A tlc.TableWriter is a way of producing a
tlc.Table from rows or batches of Python data. The TableWriter accepts
Python objects (PIL Images, NumPy arrays, dataclasses) and handles serialization and externalization automatically
based on the schema.
import tlc
from PIL import Image
writer = tlc.TableWriter(
schema={"image": tlc.schemas.ImageSchema(), "label": tlc.schemas.CategoricalLabelSchema(classes=["cat", "dog"])},
project_name="Image Classification",
dataset_name="train",
)
for i in range(5):
writer.add_row({"image": Image.new("RGB", (100, 100)), "label": i % 2})
table = writer.finalize()
For scalar or batch data, add_batch() writes multiple rows at once:
import tlc
table_writer = tlc.TableWriter(
schema={"my_float": tlc.schemas.Float32Schema()},
project_name="Data from Table Writer Project",
dataset_name="train",
)
table_writer.add_batch({"my_float": [0.0, 1.0, 2.0]})

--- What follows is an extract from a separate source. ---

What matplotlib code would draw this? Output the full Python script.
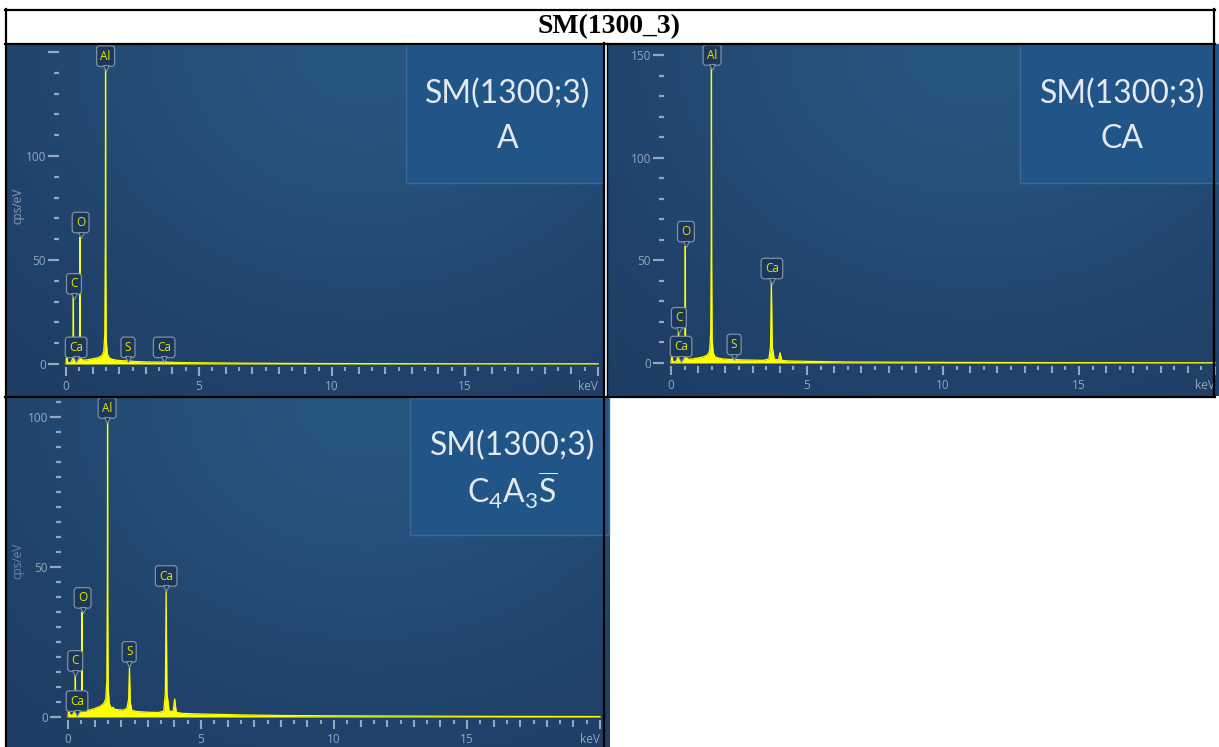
import numpy as np
import matplotlib.pyplot as plt
from matplotlib.ticker import FixedLocator
from matplotlib.lines import Line2D
from matplotlib.patches import Rectangle
from matplotlib import transforms

W, H = 1219, 747

plt.rcParams['mathtext.fontset'] = 'custom'
plt.rcParams['mathtext.rm'] = 'Lato'
plt.rcParams['mathtext.it'] = 'Lato'

title = 'SM(1300_3)'
sample = 'SM(1300;3)'
phases = ['A', 'CA', r'$\mathregular{C_4A_3\overline{S}}$']

# spectrum A
a_kev = [0.00, 0.03, 0.06, 0.10, 0.20, 0.26, 0.277, 0.285, 0.30, 0.33,
         0.345, 0.36, 0.45, 0.50, 0.515, 0.525, 0.535, 0.56, 0.65, 0.80,
         1.00, 1.20, 1.35, 1.42, 1.46, 1.48, 1.487, 1.495, 1.51, 1.55,
         1.62, 1.75, 1.90, 2.10, 2.27, 2.31, 2.35, 2.60, 3.00, 3.60,
         3.69, 3.78, 4.20, 5.00, 6.50, 8.00, 10.0, 13.0, 16.0, 20.0]
a_cps = [0.0, 6.0, 1.0, 0.5, 1.0, 3.0, 33.0, 10.0, 2.0, 2.0,
         4.0, 2.0, 1.5, 3.0, 20.0, 61.0, 15.0, 2.5, 1.8, 2.0,
         2.5, 3.0, 4.0, 6.0, 15.0, 60.0, 143.0, 50.0, 12.0, 5.0,
         3.0, 2.2, 1.8, 1.6, 1.5, 2.2, 1.5, 1.2, 1.0, 0.9,
         1.4, 0.9, 0.7, 0.6, 0.4, 0.3, 0.2, 0.15, 0.1, 0.1]
a_tags = ['Ca', 'C', 'O', 'Al', 'S', 'Ca']
a_tag_x = [0.38, 0.30, 0.55, 1.49, 2.33, 3.69]
a_tag_y = [8, 38.5, 68, 148, 8, 8]

# spectrum CA
ca_kev = [0.00, 0.03, 0.06, 0.10, 0.20, 0.26, 0.277, 0.285, 0.30, 0.33,
          0.345, 0.36, 0.45, 0.50, 0.515, 0.525, 0.535, 0.56, 0.65, 0.80,
          1.00, 1.20, 1.35, 1.42, 1.46, 1.48, 1.487, 1.495, 1.51, 1.55,
          1.62, 1.75, 1.90, 2.10, 2.27, 2.31, 2.35, 2.60, 3.00, 3.40,
          3.60, 3.66, 3.69, 3.72, 3.80, 3.95, 4.01, 4.07, 4.30, 5.00,
          6.50, 8.00, 10.0, 13.0, 16.0, 20.0]
ca_cps = [0.0, 5.0, 1.0, 0.5, 1.0, 3.0, 18.0, 8.0, 2.0, 2.0,
          8.0, 2.0, 1.5, 3.0, 20.0, 57.0, 15.0, 2.5, 1.8, 2.0,
          2.5, 3.0, 4.0, 6.0, 15.0, 60.0, 145.0, 50.0, 12.0, 5.0,
          3.0, 2.4, 2.0, 1.8, 1.7, 2.5, 1.7, 1.5, 1.4, 1.3,
          2.0, 8.0, 40.0, 8.0, 1.8, 1.5, 5.0, 1.3, 1.0, 0.8,
          0.5, 0.4, 0.3, 0.2, 0.15, 0.1]
ca_tags = ['Ca', 'C', 'O', 'Al', 'S', 'Ca']
ca_tag_x = [0.37, 0.29, 0.55, 1.51, 2.32, 3.71]
ca_tag_y = [8, 22, 64, 150, 9, 46]

# spectrum C4A3S-bar
ys_kev = [0.00, 0.03, 0.06, 0.10, 0.20, 0.26, 0.277, 0.285, 0.30, 0.33,
          0.345, 0.36, 0.45, 0.50, 0.515, 0.525, 0.535, 0.56, 0.65, 0.80,
          1.00, 1.20, 1.35, 1.42, 1.46, 1.48, 1.487, 1.495, 1.51, 1.55,
          1.62, 1.70, 1.75, 1.90, 2.10, 2.22, 2.28, 2.31, 2.34, 2.40,
          2.60, 3.00, 3.40, 3.60, 3.66, 3.69, 3.72, 3.80, 3.95, 4.01,
          4.07, 4.30, 5.00, 6.50, 8.00, 10.0, 13.0, 16.0, 20.0]
ys_cps = [0.0, 4.0, 1.0, 0.5, 1.0, 2.5, 15.0, 6.0, 2.0, 2.0,
          6.0, 2.0, 1.5, 3.0, 12.0, 35.0, 10.0, 2.5, 2.0, 2.3,
          2.8, 3.5, 4.5, 6.0, 12.0, 45.0, 99.0, 35.0, 10.0, 4.5,
          3.0, 3.2, 2.6, 2.4, 2.3, 3.0, 6.0, 16.5, 5.0, 2.2,
          1.8, 1.6, 1.5, 2.0, 8.0, 42.0, 8.0, 2.0, 1.8, 6.0,
          1.6, 1.2, 1.0, 0.7, 0.5, 0.4, 0.3, 0.2, 0.15]
ys_tags = ['Ca', 'C', 'O', 'Al', 'S', 'Ca']
ys_tag_x = [0.34, 0.27, 0.55, 1.47, 2.30, 3.69]
ys_tag_y = [5.3, 18.7, 39.7, 103, 21.7, 47]

x_ticks = [0, 5, 10, 15, 20]
x_ticklabels = ['0', '5', '10', '15', 'keV']

TICK_C = '#94a7bf'
YELLOW = '#ffff00'


def px_axes(fig, x0, y0, x1, y1):
    return fig.add_axes([x0 / W, 1 - y1 / H, (x1 - x0) / W, (y1 - y0) / H])


def background(ax):
    yy, xx = np.mgrid[0:1:200j, 0:1:300j]
    t = np.exp(-((xx - 0.6) ** 2 / 0.35 + yy ** 2 / 0.7))
    dark = np.array([30, 59, 98]) / 255
    light = np.array([39, 86, 128]) / 255
    img = dark + (light - dark) * t[..., None]
    ax.imshow(img, extent=(0, 1, 0, 1), transform=ax.transAxes,
              aspect='auto', zorder=0, origin='upper')


def tag(ax, fig, x, y, s):
    ax.text(x, y, s, ha='center', va='center', color='#e6e600',
            fontsize=8.5, family='Open Sans', zorder=6,
            bbox=dict(boxstyle='round,pad=0.32,rounding_size=0.25',
                      fc='#1b3759', ec='#7d90a8', lw=0.9))
    tr = transforms.offset_copy(ax.transData, fig=fig, y=-12, units='dots')
    ax.plot([x], [y], marker='v', ms=5, mfc='#1b3759', mec='#7d90a8',
            mew=0.8, transform=tr, zorder=7)


def spectrum_panel(fig, rect, x0px, kx, y0px, ky, kev, cps, tags, tag_x, tag_y,
                   ymaj_ticks, ymaj_labels, yminor, cps_y):
    left, top, right, bottom = rect
    ax = px_axes(fig, left, top, right, bottom)
    background(ax)
    ax.set_xlim((left - x0px) / kx, (right - x0px) / kx)
    ax.set_ylim((y0px - bottom) / ky, (y0px - top) / ky)

    ax.fill_between(kev, cps, 0, color=YELLOW, lw=0, zorder=3)
    ax.plot(kev, cps, color=YELLOW, lw=0.9, zorder=3)

    for s, x, y in zip(tags, tag_x, tag_y):
        tag(ax, fig, x, y, s)

    for side in ['top', 'right']:
        ax.spines[side].set_visible(False)
    ax.spines['left'].set_position(('data', -7 / kx))
    ax.spines['left'].set_color('none')
    ax.spines['bottom'].set_position(('data', -2.5 / ky))
    ax.spines['bottom'].set_color('none')

    ytop = ax.get_ylim()[1]
    ax.yaxis.set_major_locator(FixedLocator(ymaj_ticks))
    ax.set_yticklabels(ymaj_labels)
    ymin_ticks = [v for v in np.arange(yminor, ytop, yminor) if v % 50]
    ax.yaxis.set_minor_locator(FixedLocator(ymin_ticks))
    ax.xaxis.set_major_locator(FixedLocator(x_ticks))
    ax.set_xticklabels(x_ticklabels)
    ax.xaxis.set_minor_locator(FixedLocator(np.arange(0.5, 20, 1.0)))
    ax.get_xticklabels()[-1].set_ha('right')

    ax.tick_params(axis='y', which='major', length=8, width=1.6, color=TICK_C,
                   labelcolor=TICK_C, labelsize=8.5, pad=1.5)
    ax.tick_params(axis='y', which='minor', length=3.5, width=1.6, color=TICK_C)
    ax.tick_params(axis='x', which='major', length=6.5, width=1.5, color=TICK_C,
                   labelcolor=TICK_C, labelsize=8.5, pad=3)
    ax.tick_params(axis='x', which='minor', length=2.8, width=1.5, color=TICK_C)
    for lab in ax.get_xticklabels() + ax.get_yticklabels():
        lab.set_family('Open Sans')

    # intermediate (integer keV) ticks
    ints = [k for k in range(1, 20) if k % 5]
    ax.vlines(ints, -2.5 / ky, -9.5 / ky, color=TICK_C, lw=1.5, zorder=2)

    ax.text((18 - x0px) / kx, cps_y, 'cps/eV', rotation=90, ha='center',
            va='center', color='#7288a4', fontsize=8.5, family='Open Sans')
    return ax


fig = plt.figure(figsize=(W / 100, H / 100), dpi=100)

spectrum_panel(fig, (7, 44, 603, 396), 66, 26.6, 364, 2.08,
               a_kev, a_cps, a_tags, a_tag_x, a_tag_y,
               [0, 50, 100, 150], ['0', '50', '100', ''], 10, 76)
spectrum_panel(fig, (607, 44, 1219, 396), 671, 27.2, 363, 2.053,
               ca_kev, ca_cps, ca_tags, ca_tag_x, ca_tag_y,
               [0, 50, 100, 150], ['0', '50', '100', '150'], 10, 76.5)
spectrum_panel(fig, (7, 398, 610, 747), 68, 26.6, 717, 3.0,
               ys_kev, ys_cps, ys_tags, ys_tag_x, ys_tag_y,
               [0, 50, 100], ['0', '50', '100'], 5, 52)

# info boxes
boxes = [(406, 44, 603, 183), (1020, 44, 1219, 183), (410, 398, 609, 535)]
line1_y = [94, 94, 446]
line2_y = [139, 139, 490]
for (x0, y0, x1, y1), ly1, ly2, ph in zip(boxes, line1_y, line2_y, phases):
    fig.add_artist(Rectangle((x0 / W, 1 - y1 / H), (x1 - x0) / W, (y1 - y0) / H,
                             transform=fig.transFigure, fc='#215487',
                             ec='#3b6a98', lw=1.0, zorder=4))
    cx = (x0 + x1) / 2 + 3
    fig.text(cx / W, 1 - ly1 / H, sample, ha='center', va='center',
             color='#e4e9ee', fontsize=23, family='Lato', zorder=5)
    fig.text(cx / W, 1 - ly2 / H, ph, ha='center', va='center',
             color='#e4e9ee', fontsize=23, family='Lato', zorder=5)

# table frame
fig.text(609 / W, 1 - 27 / H, title, ha='center', va='center',
         fontsize=20, fontweight='bold', family='Liberation Serif')


def hline(y, x0, x1, lw=1.6):
    fig.add_artist(Line2D([x0 / W, x1 / W], [1 - y / H, 1 - y / H],
                          color='black', lw=lw, zorder=10))


def vline(x, y0, y1, lw=1.6):
    fig.add_artist(Line2D([x / W, x / W], [1 - y0 / H, 1 - y1 / H],
                          color='black', lw=lw, zorder=10))


hline(9.5, 5, 1215)
hline(43.5, 5, 1215)
hline(396.5, 5, 1215)
vline(5.5, 9, 747)
vline(1214, 9, 397)
vline(603.5, 43, 747)
vline(606.5, 43, 397, lw=1.0)

fig.savefig('out.png', dpi=100, facecolor='white')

table_writer.add_batch({"my_float": [3.0, 4.0, 5.0]})
table = table_writer.finalize()
Tip
Pass sample-form values (e.g. PIL.Image objects) for any column with a sample type; TableWriter will
serialize them. If you already have the row-form value on hand (e.g. a URL string pointing to an image file
for an ImageSchema column), you can pass it directly
and it will be stored without re-encoding the data — the URL is still made table-relative, or rewritten to
an alias if one applies:
writer = tlc.TableWriter(
schema={"image": tlc.schemas.ImageSchema()},
project_name="Images From URLs",
)
writer.add_row({"image": "/path/to/existing.png"})
Keep each batch uniform — either all sample-form or all row-form per column. That’s the happy path.